Aloe Blacc: "Eugene McDaniels' album was banned by the Nixon administration" | #NAD

A fan of reality music, one of Aloe Blacc's favourite albums was one the government didn't appreciate

Celebrating 70 years of the album format, today marks the very first National Album Day here in the UK.


Over the years music has gradually become a lot more disposable. It's a shame because it's true. More a promotional tool to plug a tour or help sell merchandise, it's very rare today that we see an artist who takes their time in crafting a complete body of work with the end result sounding as such.

We tend to listen to a new album for seven days and then Friday rolls around again and we're onto the next, and because of this we're in danger of losing the album forever.

Putting singles, playlists, EPs and mixtapes to the back of our minds for 24 hours, we caught up with singer/songwriter Aloe Blacc who shared his thoughts on the album and highlighted a complete body of work by someone he refers to as an artivist.

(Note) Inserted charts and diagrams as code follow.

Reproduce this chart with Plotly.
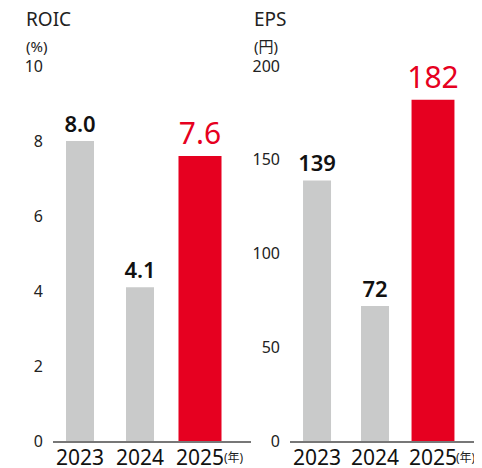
import plotly.graph_objects as go

years = ["2023", "2024", "2025"]
roic = [8.0, 4.1, 7.6]
eps = [139, 72, 182]
roic_labels = ["8.0", "4.1", "7.6"]
eps_labels = ["139", "72", "182"]
roic_ticks = [0, 2, 4, 6, 8, 10]
eps_ticks = [0, 50, 100, 150, 200]

GRAY = "#c9caca"
RED = "#e60020"
FONT = "Noto Sans, Noto Sans CJK JP, sans-serif"
colors = [GRAY, GRAY, RED]
tcolors = ["#111111", "#111111", RED]
tsizes = [22, 22, 30]
tweights = [600, 600, 400]

# page body adds an 8px offset; figure coordinates are shifted accordingly
OFF = 8
W, H = 482 - OFF, 468 - OFF
def fx(px):
    return (px - OFF) / W
def fy(py):
    return (H - (py - OFF)) / H

ydom = [fy(441), fy(66)]

fig = go.Figure()
xs = [0, 1, 2]
fig.add_trace(go.Bar(x=xs, y=roic, width=[0.467, 0.467, 0.717], marker=dict(color=colors, line=dict(width=0)),
                     text=roic_labels, textposition="outside", constraintext="none", cliponaxis=False,
                     textfont=dict(color=tcolors, size=tsizes, family=FONT, weight=tweights),
                     xaxis="x", yaxis="y", showlegend=False, hoverinfo="skip"))
fig.add_trace(go.Bar(x=xs, y=eps, width=[0.483, 0.483, 0.74], marker=dict(color=colors, line=dict(width=0)),
                     text=eps_labels, textposition="outside", constraintext="none", cliponaxis=False,
                     textfont=dict(color=tcolors, size=tsizes, family=FONT, weight=tweights),
                     xaxis="x2", yaxis="y2", showlegend=False, hoverinfo="skip"))

axis_line = "#777777"
common_x = dict(tickvals=xs, ticktext=years, showline=True, linecolor=axis_line, linewidth=1.5,
                showgrid=False, zeroline=False, ticks="", automargin=False, ticklabelstandoff=-3,
                tickfont=dict(size=21, color="#111111"))
common_y = dict(domain=ydom, showgrid=False, zeroline=False, showline=False, ticks="",
                automargin=False, tickfont=dict(size=16, color="#222222"), ticklabelstandoff=9)
fig.update_layout(
    template="none",
    width=W, height=H, margin=dict(l=0, r=0, t=0, b=0, autoexpand=False),
    paper_bgcolor="white", plot_bgcolor="white",
    font=dict(family=FONT, color="#222222"),
    xaxis=dict(domain=[fx(53), fx(251)], range=[-0.45, 2.85], anchor="y", **common_x),
    yaxis=dict(range=[0, 10], tickvals=roic_ticks, anchor="x", **common_y),
    xaxis2=dict(domain=[fx(290), 1.0], range=[-0.466, 2.845], anchor="y2", **common_x),
    yaxis2=dict(range=[0, 200], tickvals=eps_ticks, anchor="x2", **common_y),
)

ann = [
    dict(text="ROIC", x=fx(24), y=fy(19), size=19),
    dict(text="(%)", x=fx(24), y=fy(45.5), size=15),
    dict(text="EPS", x=fx(252), y=fy(19), size=19),
    dict(text="(円)", x=fx(252), y=fy(45.5), size=15),
]
for a in ann:
    fig.add_annotation(text=a["text"], x=a["x"], y=a["y"], xref="paper", yref="paper",
                       xanchor="left", yanchor="middle", showarrow=False,
                       font=dict(size=a["size"], color="#222222", family=FONT))
for xr, shift in [("x", 22), ("x2", 21)]:
    fig.add_annotation(text="(年)", x=2, y=fy(457), xref=xr, yref="paper",
                       xanchor="left", yanchor="middle", xshift=shift, showarrow=False,
                       font=dict(size=12, color="#222222", family=FONT))

fig.write_html("out.html")
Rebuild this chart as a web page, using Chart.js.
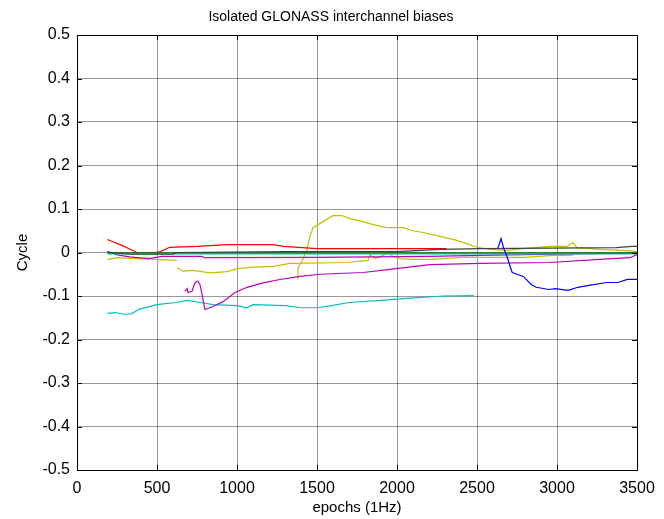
<!DOCTYPE html>
<html>
<head>
<meta charset="utf-8">
<script src="https://cdn.jsdelivr.net/npm/chart.js@4.4.1/dist/chart.umd.min.js"></script>
<style>
html, body { margin: 0; padding: 0; background: #fff; }
</style>
</head>
<body>
<canvas id="chart" width="664" height="519"></canvas>
<script>
// axis ticks
const xTicks = [0, 500, 1000, 1500, 2000, 2500, 3000, 3500];
const xTickLabels = ['0', '500', '1000', '1500', '2000', '2500', '3000', '3500'];
const yTicks = [-0.5, -0.4, -0.3, -0.2, -0.1, 0, 0.1, 0.2, 0.3, 0.4, 0.5];
const yTickLabels = ['-0.5', '-0.4', '-0.3', '-0.2', '-0.1', '0', '0.1', '0.2', '0.3', '0.4', '0.5'];

// series (epoch, cycle)
const blueX = [2630, 2640, 2650, 2665, 2690, 2710, 2720, 2790, 2840, 2870, 2950, 2990, 3070, 3130, 3190, 3310, 3380, 3440, 3500];
const blueY = [0.01, 0.02, 0.032, 0.012, -0.012, -0.035, -0.046, -0.055, -0.074, -0.08, -0.085, -0.083, -0.087, -0.08, -0.076, -0.069, -0.069, -0.062, -0.062];

const greenX = [190, 3500];
const greenY = [-0.001, -0.001];

const redX = [190, 270, 375, 490, 520, 580, 750, 940, 1225, 1290, 1500, 2310];
const redY = [0.03, 0.018, 0.0, 0.0, 0.002, 0.012, 0.014, 0.018, 0.018, 0.014, 0.009, 0.009];

const cyanFlatX = [190, 3500];
const cyanFlatY = [-0.003, -0.003];

const cyanX = [190, 240, 290, 340, 390, 500, 620, 690, 770, 850, 1000, 1060, 1100, 1300, 1400, 1500, 1590, 1700, 1900, 2040, 2290, 2480];
const cyanY = [-0.14, -0.138, -0.142, -0.141, -0.13, -0.12, -0.115, -0.11, -0.115, -0.12, -0.122, -0.127, -0.12, -0.122, -0.127, -0.127, -0.122, -0.115, -0.11, -0.106, -0.1, -0.099];

const magentaX = [190, 260, 330, 450, 530, 780, 800, 1500, 2200, 2600, 3000, 3500];
const magentaY = [0.002, -0.006, -0.01, -0.014, -0.009, -0.009, -0.012, -0.011, -0.009, -0.006, -0.004, -0.001];

const magenta2X = [675, 688, 694, 719, 738, 756, 769, 800, 850, 913, 988, 1063, 1163, 1269, 1394, 1519, 1788, 1956, 2206, 2519, 2956, 3269, 3456, 3500];
const magenta2Y = [-0.089, -0.083, -0.092, -0.089, -0.069, -0.066, -0.074, -0.131, -0.124, -0.113, -0.092, -0.08, -0.07, -0.062, -0.055, -0.05, -0.046, -0.039, -0.028, -0.025, -0.023, -0.016, -0.012, -0.005];

const yellowX = [190, 250, 375, 625];
const yellowY = [-0.016, -0.012, -0.014, -0.018];

const yellow2X = [625, 663, 725, 831, 938, 1000, 1081, 1225, 1331, 1688, 1819, 1831, 1863, 1894, 1944, 1975, 2019, 2100, 2206, 2413, 2788, 2956, 3100];
const yellow2Y = [-0.035, -0.043, -0.041, -0.047, -0.044, -0.037, -0.034, -0.032, -0.025, -0.023, -0.018, -0.005, -0.014, -0.01, 0.0, -0.009, -0.014, -0.016, -0.016, -0.011, -0.011, -0.007, -0.006];

const yellow3X = [1375, 1381, 1406, 1438, 1456, 1475, 1538, 1600, 1656, 1706, 1788, 1850, 1938, 2038, 2100, 2163, 2269, 2375, 2500, 2581, 2688, 2788, 2956, 3063, 3100, 3125, 3269, 3413, 3500];
const yellow3Y = [-0.06, -0.035, -0.02, 0.007, 0.037, 0.057, 0.071, 0.085, 0.085, 0.078, 0.071, 0.064, 0.057, 0.057, 0.05, 0.046, 0.037, 0.028, 0.012, 0.007, 0.005, 0.009, 0.014, 0.014, 0.023, 0.011, 0.007, 0.005, 0.002];

const grayX = [190, 330, 600, 620, 1300, 2000, 2270, 2520, 3370, 3470, 3500];
const grayY = [0.001, -0.004, -0.004, 0.0, 0.002, 0.002, 0.007, 0.009, 0.011, 0.014, 0.014];

const titleText = 'Isolated GLONASS interchannel biases';

function pts(xs, ys) {
    return xs.map((x, i) => ({ x: x, y: ys[i] }));
}

function line(xs, ys, color) {
    return {
        data: pts(xs, ys),
        borderColor: color,
        borderWidth: 1.2,
        pointRadius: 0,
        fill: false,
        tension: 0
    };
}

const font = 'Liberation Sans, Arial, Helvetica, sans-serif';

// black box, inward tick marks and the title, like the matlab axes
const boxPlugin = {
    id: 'box',
    afterDraw(chart) {
        const { ctx, chartArea: a, scales: { x, y } } = chart;
        ctx.save();
        ctx.strokeStyle = '#000';
        ctx.lineWidth = 1;
        ctx.beginPath();
        xTicks.forEach(v => {
            const p = Math.round(x.getPixelForValue(v)) + 0.5;
            ctx.moveTo(p, a.bottom); ctx.lineTo(p, a.bottom - 5);
            ctx.moveTo(p, a.top); ctx.lineTo(p, a.top + 5);
        });
        yTicks.forEach(v => {
            const p = Math.round(y.getPixelForValue(v)) + 0.5;
            ctx.moveTo(a.left, p); ctx.lineTo(a.left + 5, p);
            ctx.moveTo(a.right, p); ctx.lineTo(a.right - 5, p);
        });
        ctx.stroke();
        ctx.strokeRect(Math.round(a.left) + 0.5, Math.round(a.top) + 0.5,
            Math.round(a.right - a.left), Math.round(a.bottom - a.top));

        ctx.fillStyle = '#000';
        ctx.font = '14px ' + font;
        ctx.textAlign = 'center';
        ctx.textBaseline = 'middle';
        ctx.fillText(titleText, 331, 17);
        ctx.restore();
    }
};

new Chart(document.getElementById('chart').getContext('2d'), {
    type: 'line',
    data: {
        datasets: [
            line(blueX, blueY, '#0000ff'),
            line(grayX, grayY, '#404040'),
            line(greenX, greenY, '#008000'),
            line(cyanFlatX, cyanFlatY, '#00bfbf'),
            line(redX, redY, '#ff0000'),
            line(magentaX, magentaY, '#bf00bf'),
            line(magenta2X, magenta2Y, '#bf00bf'),
            line(cyanX, cyanY, '#00bfbf'),
            line(yellowX, yellowY, '#bfbf00'),
            line(yellow2X, yellow2Y, '#bfbf00'),
            line(yellow3X, yellow3Y, '#bfbf00')
        ]
    },
    options: {
        responsive: false,
        animation: false,
        layout: { padding: { left: 0, right: 27, top: 35, bottom: 0 } },
        plugins: {
            legend: { display: false },
            tooltip: { enabled: false },
            title: { display: false }
        },
        scales: {
            x: {
                type: 'linear',
                min: 0,
                max: 3500,
                afterBuildTicks: s => { s.ticks = xTicks.map(v => ({ value: v })); },
                afterFit: s => { s.height = 49; },
                ticks: {
                    color: '#000',
                    font: { family: font, size: 16 },
                    padding: 9,
                    maxRotation: 0,
                    callback: (v, i) => xTickLabels[i]
                },
                grid: { color: 'rgba(0,0,0,0.4)', drawTicks: false },
                border: { display: false },
                title: {
                    display: true,
                    text: 'epochs (1Hz)',
                    color: '#000',
                    font: { family: font, size: 15 },
                    padding: { top: 0, bottom: 2 }
                }
            },
            y: {
                min: -0.5,
                max: 0.5,
                afterBuildTicks: s => { s.ticks = yTicks.map(v => ({ value: v })); },
                afterFit: s => { s.width = 77; },
                ticks: {
                    color: '#000',
                    font: { family: font, size: 16 },
                    padding: 7,
                    callback: (v, i) => yTickLabels[i]
                },
                grid: { color: 'rgba(0,0,0,0.4)', drawTicks: false },
                border: { display: false },
                title: {
                    display: true,
                    text: 'Cycle',
                    color: '#000',
                    font: { family: font, size: 15 },
                    padding: { top: 14, bottom: 0 }
                }
            }
        }
    },
    plugins: [boxPlugin]
});
</script>
</body>
</html>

"I’m a fan of the album and I’m a fan of singles," says Aloe. "It's because I like making singles that don’t have to stand with a body of work, but also because I grew up with albums and making albums. I’m not so much a playlist kinda guy.

"A good album is gold. I loved what J Dilla and Slum Village would do on their albums where you couldn’t tell where one track ended and the other track started. That was brilliant to me. I always wanted to make albums that way."

After discussing the way in which Prince, Marvin Gaye and The-Dream all made albums, because of the way in which their tracks would roll from one into another, Aloe starts to name a few newer albums that have caught his attention as of late.


"I enjoyed the most recent one by Gregory Porter," he says referring to the jazz heavyweight's 2017 album, Nat King Cole & Me. "I also like the new Georgia Anne Muldrow album that she's about to put out, I got it early. She used to be on Stones Throw (the same record label as Aloe) for a small time. She has a new album called Overload coming in a couple of weeks."

Then tasking him to answer the ultimate question: what is your favourite album of all-time? He digs deeps into the archives and pulls out a gem.

"I think it would be Eugene McDaniels Headless Heroes of the Apocalypse," he explains. "We hear it sampled on a lot of 80s and 90s Hip Hop but it wasn’t very popular during its time because it was banned by the Nixon administration. 

"So Atlantic Records, Ahmet Ertegün, they got a call from the White House saying, 'You’ve got to stop promoting this record, take it off the shelves.' So the guy that wrote it basically lost his career. But it’s one of the best albums. It’s funk, jazz and soul from a psychedelic standpoint."


Explaining why it was banned by the President and his administration at the time, Aloe adds: "It was the lyrics. He was telling everything that was real, it was way too conscious. He was basically like a Gil Scott-Heron, and in my opinion a much better version. Gil Scott-Heron is great. Eugene McDaniels was better than great, he was brilliant.

"And in comparison to What’s Going On, it was 10 times more potent in terms of lyrical content. Instead of asking what’s going on? he was saying what’s going on and that’s the difference between artivism and just art. He was an artivist."